**Stated problem**
Set down the data below from its first line to the line holding "import plotly.graph_objects as go", inclusive; omit all pictures.

———

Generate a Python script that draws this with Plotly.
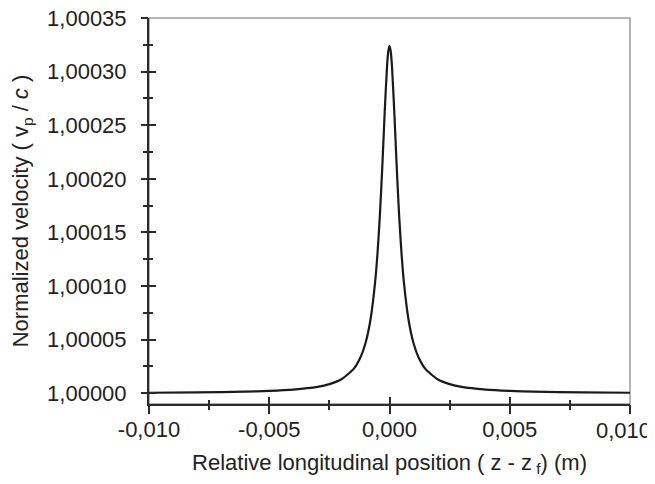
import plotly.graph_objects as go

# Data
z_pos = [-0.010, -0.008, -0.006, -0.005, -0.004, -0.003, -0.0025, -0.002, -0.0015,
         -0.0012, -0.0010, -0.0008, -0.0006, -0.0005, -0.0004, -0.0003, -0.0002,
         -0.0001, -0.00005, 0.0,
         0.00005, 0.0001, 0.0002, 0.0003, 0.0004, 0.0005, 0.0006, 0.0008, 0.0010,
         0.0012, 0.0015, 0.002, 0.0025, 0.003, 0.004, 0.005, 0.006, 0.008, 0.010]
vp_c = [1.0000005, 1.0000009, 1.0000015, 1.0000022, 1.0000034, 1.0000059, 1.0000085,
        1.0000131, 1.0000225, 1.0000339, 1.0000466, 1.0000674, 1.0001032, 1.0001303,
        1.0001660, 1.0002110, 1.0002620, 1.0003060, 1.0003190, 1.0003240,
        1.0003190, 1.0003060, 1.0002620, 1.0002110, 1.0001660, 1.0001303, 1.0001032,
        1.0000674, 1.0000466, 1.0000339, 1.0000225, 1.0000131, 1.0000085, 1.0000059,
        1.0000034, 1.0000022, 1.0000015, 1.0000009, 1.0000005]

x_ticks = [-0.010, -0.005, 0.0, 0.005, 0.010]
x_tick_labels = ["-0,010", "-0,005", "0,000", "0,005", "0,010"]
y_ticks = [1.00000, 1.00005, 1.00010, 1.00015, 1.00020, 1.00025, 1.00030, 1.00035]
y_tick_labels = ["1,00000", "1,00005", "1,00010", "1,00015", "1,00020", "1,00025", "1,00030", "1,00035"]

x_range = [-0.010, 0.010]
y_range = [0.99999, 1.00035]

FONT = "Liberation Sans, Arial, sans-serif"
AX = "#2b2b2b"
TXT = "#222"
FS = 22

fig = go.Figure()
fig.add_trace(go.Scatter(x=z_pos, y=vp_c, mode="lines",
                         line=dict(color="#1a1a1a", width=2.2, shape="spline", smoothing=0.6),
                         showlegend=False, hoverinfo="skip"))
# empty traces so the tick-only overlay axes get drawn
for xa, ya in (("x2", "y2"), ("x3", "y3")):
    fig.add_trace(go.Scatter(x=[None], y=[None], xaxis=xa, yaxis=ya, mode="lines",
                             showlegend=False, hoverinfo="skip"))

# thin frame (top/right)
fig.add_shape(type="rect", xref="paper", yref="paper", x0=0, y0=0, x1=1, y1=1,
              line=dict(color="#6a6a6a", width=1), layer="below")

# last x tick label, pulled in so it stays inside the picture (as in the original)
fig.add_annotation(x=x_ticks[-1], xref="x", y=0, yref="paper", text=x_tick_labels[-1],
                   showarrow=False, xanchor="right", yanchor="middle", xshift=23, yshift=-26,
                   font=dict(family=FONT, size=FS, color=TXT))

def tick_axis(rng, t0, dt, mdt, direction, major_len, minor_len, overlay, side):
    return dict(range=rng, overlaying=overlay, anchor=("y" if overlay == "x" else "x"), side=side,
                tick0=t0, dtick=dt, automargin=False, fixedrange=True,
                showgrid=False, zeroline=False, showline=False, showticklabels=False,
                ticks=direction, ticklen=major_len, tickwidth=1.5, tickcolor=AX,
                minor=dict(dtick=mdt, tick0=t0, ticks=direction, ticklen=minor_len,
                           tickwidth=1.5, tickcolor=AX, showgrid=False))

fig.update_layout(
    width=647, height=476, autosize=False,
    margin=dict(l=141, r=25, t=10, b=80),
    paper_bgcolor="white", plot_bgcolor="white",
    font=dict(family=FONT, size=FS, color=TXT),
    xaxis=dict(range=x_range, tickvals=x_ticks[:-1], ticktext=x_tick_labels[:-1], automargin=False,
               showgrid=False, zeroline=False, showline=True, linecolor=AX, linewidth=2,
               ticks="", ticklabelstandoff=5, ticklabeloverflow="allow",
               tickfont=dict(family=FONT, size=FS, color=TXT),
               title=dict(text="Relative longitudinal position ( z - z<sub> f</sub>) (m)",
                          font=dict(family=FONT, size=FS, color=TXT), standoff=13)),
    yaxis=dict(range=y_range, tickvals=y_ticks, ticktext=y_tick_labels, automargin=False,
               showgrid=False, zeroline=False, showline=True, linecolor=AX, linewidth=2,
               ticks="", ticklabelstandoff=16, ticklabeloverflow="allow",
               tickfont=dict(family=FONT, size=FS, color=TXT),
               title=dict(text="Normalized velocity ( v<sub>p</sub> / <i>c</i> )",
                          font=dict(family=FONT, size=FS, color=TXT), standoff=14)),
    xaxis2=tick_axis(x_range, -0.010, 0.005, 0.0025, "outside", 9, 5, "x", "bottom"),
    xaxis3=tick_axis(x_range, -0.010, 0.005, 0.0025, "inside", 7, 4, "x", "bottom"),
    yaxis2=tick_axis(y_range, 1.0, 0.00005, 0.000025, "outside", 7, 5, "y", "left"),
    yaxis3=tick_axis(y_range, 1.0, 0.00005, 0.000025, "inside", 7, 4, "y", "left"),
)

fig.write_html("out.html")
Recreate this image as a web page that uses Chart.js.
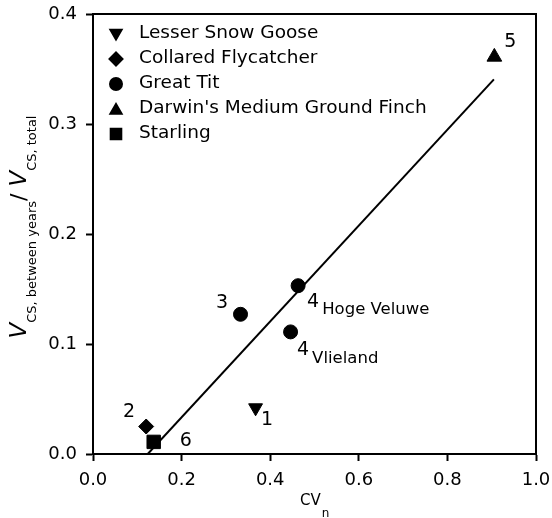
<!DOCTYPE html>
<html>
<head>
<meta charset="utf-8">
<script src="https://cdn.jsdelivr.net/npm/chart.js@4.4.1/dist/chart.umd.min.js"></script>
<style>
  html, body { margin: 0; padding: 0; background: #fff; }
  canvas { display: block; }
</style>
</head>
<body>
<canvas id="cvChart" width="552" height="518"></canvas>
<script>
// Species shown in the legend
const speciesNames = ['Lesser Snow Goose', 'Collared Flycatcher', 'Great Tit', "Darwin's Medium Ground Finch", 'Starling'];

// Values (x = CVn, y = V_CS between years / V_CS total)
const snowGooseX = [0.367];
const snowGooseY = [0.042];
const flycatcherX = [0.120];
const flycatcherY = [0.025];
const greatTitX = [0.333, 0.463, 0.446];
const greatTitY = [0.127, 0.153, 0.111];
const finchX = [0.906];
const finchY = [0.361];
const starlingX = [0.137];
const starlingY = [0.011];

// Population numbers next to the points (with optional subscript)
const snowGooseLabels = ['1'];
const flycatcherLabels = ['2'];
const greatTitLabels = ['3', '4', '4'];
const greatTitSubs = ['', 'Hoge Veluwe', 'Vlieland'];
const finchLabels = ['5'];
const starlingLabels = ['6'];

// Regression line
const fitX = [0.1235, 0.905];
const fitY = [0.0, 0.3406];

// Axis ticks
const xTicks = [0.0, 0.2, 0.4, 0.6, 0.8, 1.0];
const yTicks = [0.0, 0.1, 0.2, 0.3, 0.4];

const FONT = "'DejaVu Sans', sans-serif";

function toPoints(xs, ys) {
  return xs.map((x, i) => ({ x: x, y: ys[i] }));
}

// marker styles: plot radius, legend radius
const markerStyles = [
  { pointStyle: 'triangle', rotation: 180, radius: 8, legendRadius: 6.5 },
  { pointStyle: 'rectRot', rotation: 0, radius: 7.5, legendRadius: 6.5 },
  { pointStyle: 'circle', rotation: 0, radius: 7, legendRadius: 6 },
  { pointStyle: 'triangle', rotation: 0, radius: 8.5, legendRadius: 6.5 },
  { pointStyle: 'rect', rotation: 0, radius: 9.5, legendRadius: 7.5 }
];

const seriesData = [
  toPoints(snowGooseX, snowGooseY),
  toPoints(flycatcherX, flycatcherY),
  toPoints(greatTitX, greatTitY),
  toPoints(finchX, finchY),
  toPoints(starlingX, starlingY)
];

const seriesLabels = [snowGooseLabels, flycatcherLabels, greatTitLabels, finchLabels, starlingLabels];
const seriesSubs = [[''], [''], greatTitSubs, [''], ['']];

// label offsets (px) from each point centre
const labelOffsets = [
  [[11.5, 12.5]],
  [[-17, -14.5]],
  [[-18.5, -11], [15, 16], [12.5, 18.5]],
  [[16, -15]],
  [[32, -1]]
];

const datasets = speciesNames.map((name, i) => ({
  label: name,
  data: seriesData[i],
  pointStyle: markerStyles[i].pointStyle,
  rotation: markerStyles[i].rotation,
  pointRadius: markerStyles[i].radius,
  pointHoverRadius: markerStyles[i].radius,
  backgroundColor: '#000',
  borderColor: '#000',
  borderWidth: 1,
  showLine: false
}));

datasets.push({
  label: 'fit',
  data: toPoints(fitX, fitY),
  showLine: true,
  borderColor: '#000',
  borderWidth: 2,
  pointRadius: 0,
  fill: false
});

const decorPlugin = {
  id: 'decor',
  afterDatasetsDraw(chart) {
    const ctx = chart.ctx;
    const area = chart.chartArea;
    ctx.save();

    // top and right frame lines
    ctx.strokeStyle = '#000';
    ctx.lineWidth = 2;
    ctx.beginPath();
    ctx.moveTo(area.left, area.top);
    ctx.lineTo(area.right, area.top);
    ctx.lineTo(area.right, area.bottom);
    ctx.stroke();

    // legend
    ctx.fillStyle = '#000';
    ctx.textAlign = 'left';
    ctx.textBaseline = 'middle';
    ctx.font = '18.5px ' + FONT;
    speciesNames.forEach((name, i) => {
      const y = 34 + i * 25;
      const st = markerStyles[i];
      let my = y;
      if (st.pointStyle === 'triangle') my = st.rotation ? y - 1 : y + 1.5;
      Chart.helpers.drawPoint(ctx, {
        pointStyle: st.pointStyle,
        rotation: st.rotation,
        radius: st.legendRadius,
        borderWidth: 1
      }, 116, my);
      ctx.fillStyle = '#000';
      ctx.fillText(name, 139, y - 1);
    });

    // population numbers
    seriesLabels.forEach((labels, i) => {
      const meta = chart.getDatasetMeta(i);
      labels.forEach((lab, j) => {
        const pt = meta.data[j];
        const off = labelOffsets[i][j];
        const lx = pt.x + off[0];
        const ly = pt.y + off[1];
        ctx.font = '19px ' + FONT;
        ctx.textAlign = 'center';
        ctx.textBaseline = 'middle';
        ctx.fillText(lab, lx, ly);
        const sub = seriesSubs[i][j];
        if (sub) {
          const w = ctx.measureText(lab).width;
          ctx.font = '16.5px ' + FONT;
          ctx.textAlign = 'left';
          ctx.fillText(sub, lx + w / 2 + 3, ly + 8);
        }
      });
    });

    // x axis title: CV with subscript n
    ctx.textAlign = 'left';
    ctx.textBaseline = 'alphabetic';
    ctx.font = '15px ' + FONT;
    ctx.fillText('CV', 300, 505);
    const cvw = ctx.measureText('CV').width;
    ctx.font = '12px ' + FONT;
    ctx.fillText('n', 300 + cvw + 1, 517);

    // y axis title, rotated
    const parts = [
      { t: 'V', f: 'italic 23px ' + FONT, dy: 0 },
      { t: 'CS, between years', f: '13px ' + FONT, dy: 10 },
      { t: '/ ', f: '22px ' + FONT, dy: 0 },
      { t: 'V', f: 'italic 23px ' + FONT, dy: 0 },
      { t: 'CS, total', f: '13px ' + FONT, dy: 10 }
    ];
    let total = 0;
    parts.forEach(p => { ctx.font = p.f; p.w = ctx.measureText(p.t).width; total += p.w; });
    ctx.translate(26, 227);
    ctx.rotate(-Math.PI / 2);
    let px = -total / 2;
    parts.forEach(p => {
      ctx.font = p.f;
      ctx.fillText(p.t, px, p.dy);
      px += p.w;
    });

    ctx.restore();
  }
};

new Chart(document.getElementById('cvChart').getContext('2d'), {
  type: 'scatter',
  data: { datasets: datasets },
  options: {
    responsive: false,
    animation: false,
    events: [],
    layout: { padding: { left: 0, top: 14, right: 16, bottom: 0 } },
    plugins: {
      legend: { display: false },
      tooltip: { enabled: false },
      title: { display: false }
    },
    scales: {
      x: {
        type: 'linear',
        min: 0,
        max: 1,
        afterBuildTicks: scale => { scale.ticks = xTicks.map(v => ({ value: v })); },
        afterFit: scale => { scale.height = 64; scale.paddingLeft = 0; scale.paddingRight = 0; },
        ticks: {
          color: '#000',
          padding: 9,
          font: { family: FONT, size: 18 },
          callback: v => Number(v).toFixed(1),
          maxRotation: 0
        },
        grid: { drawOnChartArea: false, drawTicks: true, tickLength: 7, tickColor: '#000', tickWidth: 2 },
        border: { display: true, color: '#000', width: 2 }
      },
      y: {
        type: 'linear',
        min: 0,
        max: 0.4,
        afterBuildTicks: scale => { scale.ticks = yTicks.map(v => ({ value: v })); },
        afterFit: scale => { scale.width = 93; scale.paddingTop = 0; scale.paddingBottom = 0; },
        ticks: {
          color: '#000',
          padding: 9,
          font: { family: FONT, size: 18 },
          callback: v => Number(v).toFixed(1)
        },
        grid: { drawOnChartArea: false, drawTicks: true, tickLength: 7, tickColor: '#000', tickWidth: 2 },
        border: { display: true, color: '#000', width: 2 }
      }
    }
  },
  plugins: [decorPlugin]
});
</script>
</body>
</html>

———

**Answer to this problem**
Generate a Python script that draws this with Plotly.
import plotly.graph_objects as go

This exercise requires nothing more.